Commit e5060c6e9c3daecb785af986324018ddda35ae49

Bruno Haible 2023-07-25T22:20:51

unistr/u8-*: Make Unicode decoder more Unicode Standard compliant. Based on a remark by Paul Eggert in <https://lists.gnu.org/archive/html/bug-gnulib/2023-07/msg00120.html>. * tests/unistr/test-u8-mbtouc.c (test_safe_function): Change expected results for "non-shortest form" or out-of-range byte sequences. Add new test cases of incomplete well-formed byte sequences. * tests/unistr/test-u8-mbsnlen.c (main): Likewise. * lib/unistr/u8-mbtouc-aux.c (u8_mbtouc_aux): Reject a first byte in the range 0xF5..0xF7 as invalid. Distinguish incomplete from invalid byte sequences correctly.

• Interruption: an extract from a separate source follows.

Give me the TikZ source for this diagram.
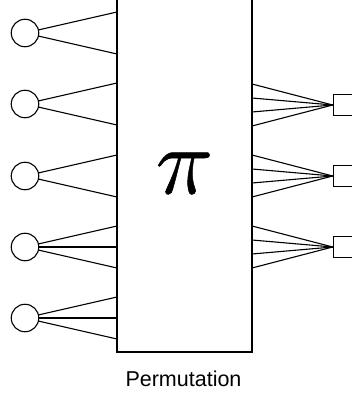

For the former, return only the number of bytes in the maximal well-formed subpart. * lib/unistr/u8-mbtouc.c (u8_mbtouc): Likewise. * lib/unistr/u8-check.c (u8_check): Reject a first byte in the range 0xF5..0xF7 as invalid. * lib/unistr/u8-mblen.c (u8_mblen): Likewise. * lib/unistr/u8-mbtoucr.c (u8_mbtoucr): Likewise. * lib/unistr/u8-strmbtouc.c (u8_strmbtouc): Likewise. * lib/unistr/u8-strmblen.c (u8_strmblen): Likewise. * lib/unistr/u8-prev.c (u8_prev): Likewise.